--- Short problem ---
Omitting the pictures, copy exactly each line from the one containing "Reproduce this chart with Apache ECharts." up to and including the one containing "var fontFam = 'Liberation".

--- Code that draws figures ---
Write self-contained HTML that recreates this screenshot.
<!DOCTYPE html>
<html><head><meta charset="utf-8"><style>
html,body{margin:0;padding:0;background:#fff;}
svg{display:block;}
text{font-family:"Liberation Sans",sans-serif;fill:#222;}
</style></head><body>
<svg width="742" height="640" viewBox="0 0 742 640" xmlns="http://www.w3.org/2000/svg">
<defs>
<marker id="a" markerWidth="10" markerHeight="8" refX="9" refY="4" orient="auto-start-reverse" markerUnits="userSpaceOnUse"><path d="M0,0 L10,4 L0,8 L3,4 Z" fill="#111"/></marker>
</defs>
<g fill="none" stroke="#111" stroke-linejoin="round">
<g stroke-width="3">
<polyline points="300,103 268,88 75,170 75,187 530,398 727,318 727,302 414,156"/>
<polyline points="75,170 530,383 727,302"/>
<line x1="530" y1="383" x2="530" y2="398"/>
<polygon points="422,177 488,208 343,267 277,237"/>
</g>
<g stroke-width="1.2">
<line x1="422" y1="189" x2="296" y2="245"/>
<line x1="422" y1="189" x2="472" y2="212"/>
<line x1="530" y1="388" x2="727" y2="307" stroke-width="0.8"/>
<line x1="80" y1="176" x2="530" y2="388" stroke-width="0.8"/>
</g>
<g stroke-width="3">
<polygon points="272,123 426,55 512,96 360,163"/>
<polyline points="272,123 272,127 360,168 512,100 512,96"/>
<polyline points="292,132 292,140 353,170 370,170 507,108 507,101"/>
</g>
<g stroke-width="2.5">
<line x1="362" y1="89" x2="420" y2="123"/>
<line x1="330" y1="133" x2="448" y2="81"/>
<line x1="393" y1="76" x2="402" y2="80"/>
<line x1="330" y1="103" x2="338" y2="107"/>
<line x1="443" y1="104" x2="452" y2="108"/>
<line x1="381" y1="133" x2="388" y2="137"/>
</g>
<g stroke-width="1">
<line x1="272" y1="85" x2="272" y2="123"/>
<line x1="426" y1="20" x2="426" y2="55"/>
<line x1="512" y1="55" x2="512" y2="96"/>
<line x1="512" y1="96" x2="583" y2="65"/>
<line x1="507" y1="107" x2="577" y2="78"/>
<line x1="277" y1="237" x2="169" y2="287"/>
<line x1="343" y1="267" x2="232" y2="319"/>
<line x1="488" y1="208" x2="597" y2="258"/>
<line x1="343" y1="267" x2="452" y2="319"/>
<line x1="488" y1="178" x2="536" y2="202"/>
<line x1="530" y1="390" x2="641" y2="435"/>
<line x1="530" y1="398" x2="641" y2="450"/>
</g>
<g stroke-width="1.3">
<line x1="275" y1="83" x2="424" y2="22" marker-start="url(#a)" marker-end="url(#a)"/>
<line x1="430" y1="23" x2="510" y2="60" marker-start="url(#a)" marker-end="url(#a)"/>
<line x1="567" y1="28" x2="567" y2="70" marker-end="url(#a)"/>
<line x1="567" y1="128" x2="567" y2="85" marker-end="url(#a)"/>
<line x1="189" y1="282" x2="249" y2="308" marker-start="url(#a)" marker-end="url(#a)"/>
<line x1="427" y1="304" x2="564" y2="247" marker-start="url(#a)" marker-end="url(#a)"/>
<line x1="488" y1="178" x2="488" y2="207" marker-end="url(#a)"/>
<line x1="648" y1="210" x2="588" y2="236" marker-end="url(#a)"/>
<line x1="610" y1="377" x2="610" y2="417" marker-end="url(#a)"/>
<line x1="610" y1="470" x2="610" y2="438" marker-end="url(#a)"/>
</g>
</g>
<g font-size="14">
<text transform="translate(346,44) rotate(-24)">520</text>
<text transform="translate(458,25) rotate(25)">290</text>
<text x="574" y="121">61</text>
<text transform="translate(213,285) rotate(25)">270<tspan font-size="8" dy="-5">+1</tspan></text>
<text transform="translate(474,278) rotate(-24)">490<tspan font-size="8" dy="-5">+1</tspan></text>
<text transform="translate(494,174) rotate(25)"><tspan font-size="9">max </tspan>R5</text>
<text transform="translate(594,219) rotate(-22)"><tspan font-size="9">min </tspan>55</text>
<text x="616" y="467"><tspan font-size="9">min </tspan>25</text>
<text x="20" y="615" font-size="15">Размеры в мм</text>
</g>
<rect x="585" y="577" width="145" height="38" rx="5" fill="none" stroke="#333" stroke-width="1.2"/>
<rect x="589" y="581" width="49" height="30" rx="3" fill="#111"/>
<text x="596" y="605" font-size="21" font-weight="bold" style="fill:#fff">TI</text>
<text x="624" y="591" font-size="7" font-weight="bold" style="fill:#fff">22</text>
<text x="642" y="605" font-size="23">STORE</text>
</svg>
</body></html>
* * *
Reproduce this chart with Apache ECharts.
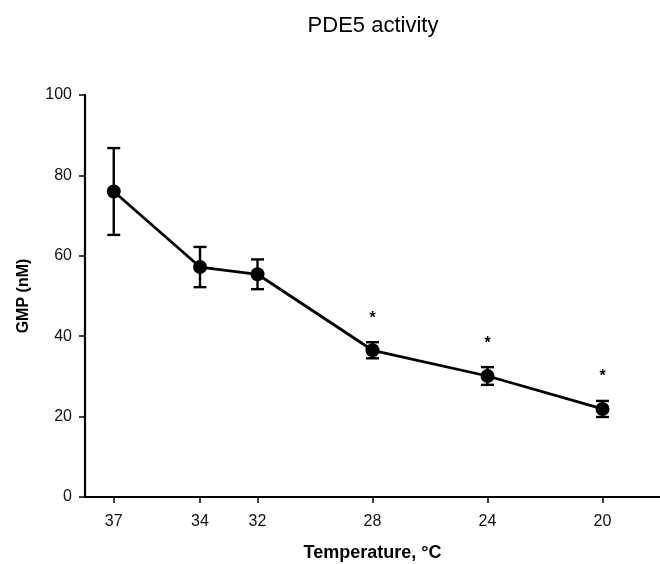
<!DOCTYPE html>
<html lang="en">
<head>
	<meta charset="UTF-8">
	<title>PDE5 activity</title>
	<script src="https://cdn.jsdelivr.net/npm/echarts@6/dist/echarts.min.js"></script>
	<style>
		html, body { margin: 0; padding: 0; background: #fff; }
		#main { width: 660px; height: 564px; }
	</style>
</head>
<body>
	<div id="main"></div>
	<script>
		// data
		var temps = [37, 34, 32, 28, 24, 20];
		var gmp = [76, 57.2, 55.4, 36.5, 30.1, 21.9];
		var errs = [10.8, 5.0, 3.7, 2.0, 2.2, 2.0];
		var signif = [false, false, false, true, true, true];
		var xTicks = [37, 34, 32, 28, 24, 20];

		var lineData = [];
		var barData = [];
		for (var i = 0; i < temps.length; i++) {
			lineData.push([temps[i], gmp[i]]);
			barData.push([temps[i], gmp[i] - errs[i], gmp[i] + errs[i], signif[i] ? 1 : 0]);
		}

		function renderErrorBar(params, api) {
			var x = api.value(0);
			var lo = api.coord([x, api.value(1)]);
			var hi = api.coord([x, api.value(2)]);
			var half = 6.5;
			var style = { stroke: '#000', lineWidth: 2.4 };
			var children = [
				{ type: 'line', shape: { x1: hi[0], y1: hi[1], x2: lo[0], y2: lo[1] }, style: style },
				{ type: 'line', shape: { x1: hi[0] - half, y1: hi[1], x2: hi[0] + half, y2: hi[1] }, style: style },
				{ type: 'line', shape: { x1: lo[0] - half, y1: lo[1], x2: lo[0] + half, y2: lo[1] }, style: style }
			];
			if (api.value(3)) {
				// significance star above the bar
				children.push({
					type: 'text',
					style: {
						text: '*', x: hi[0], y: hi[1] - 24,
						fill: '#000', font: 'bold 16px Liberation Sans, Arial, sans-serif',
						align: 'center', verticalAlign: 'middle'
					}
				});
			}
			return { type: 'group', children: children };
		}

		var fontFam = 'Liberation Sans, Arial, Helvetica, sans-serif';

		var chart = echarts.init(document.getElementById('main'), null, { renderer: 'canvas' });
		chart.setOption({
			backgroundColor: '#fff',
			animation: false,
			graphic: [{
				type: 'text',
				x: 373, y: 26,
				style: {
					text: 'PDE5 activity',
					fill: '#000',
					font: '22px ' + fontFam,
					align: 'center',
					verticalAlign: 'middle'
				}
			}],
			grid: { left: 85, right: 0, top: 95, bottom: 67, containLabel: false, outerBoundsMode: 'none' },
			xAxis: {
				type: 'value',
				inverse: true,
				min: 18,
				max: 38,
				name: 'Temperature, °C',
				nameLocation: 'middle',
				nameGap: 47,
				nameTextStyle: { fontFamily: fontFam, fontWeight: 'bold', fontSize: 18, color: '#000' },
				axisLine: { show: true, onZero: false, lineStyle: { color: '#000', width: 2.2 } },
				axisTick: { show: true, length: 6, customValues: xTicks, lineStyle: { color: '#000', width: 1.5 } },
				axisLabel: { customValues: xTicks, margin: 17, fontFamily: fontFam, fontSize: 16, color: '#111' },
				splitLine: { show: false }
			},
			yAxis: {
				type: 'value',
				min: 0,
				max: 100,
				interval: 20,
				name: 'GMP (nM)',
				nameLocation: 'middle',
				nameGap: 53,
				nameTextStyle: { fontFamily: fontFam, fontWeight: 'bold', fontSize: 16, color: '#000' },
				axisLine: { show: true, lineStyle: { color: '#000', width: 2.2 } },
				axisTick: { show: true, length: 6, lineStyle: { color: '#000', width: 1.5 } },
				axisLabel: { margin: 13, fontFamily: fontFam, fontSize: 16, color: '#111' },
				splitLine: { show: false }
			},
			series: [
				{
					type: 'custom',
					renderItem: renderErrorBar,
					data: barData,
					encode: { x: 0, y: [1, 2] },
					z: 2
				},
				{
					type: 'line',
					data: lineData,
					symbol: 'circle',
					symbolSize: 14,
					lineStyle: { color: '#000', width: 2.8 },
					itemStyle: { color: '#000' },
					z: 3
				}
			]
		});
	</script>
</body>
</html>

--- Written answer ---
Reproduce this chart with Apache ECharts.
<!DOCTYPE html>
<html lang="en">
<head>
	<meta charset="UTF-8">
	<title>PDE5 activity</title>
	<script src="https://cdn.jsdelivr.net/npm/echarts@6/dist/echarts.min.js"></script>
	<style>
		html, body { margin: 0; padding: 0; background: #fff; }
		#main { width: 660px; height: 564px; }
	</style>
</head>
<body>
	<div id="main"></div>
	<script>
		// data
		var temps = [37, 34, 32, 28, 24, 20];
		var gmp = [76, 57.2, 55.4, 36.5, 30.1, 21.9];
		var errs = [10.8, 5.0, 3.7, 2.0, 2.2, 2.0];
		var signif = [false, false, false, true, true, true];
		var xTicks = [37, 34, 32, 28, 24, 20];

		var lineData = [];
		var barData = [];
		for (var i = 0; i < temps.length; i++) {
			lineData.push([temps[i], gmp[i]]);
			barData.push([temps[i], gmp[i] - errs[i], gmp[i] + errs[i], signif[i] ? 1 : 0]);
		}

		function renderErrorBar(params, api) {
			var x = api.value(0);
			var lo = api.coord([x, api.value(1)]);
			var hi = api.coord([x, api.value(2)]);
			var half = 6.5;
			var style = { stroke: '#000', lineWidth: 2.4 };
			var children = [
				{ type: 'line', shape: { x1: hi[0], y1: hi[1], x2: lo[0], y2: lo[1] }, style: style },
				{ type: 'line', shape: { x1: hi[0] - half, y1: hi[1], x2: hi[0] + half, y2: hi[1] }, style: style },
				{ type: 'line', shape: { x1: lo[0] - half, y1: lo[1], x2: lo[0] + half, y2: lo[1] }, style: style }
			];
			if (api.value(3)) {
				// significance star above the bar
				children.push({
					type: 'text',
					style: {
						text: '*', x: hi[0], y: hi[1] - 24,
						fill: '#000', font: 'bold 16px Liberation Sans, Arial, sans-serif',
						align: 'center', verticalAlign: 'middle'
					}
				});
			}
			return { type: 'group', children: children };
		}

		var fontFam = 'Liberation Sans, Arial, Helvetica, sans-serif';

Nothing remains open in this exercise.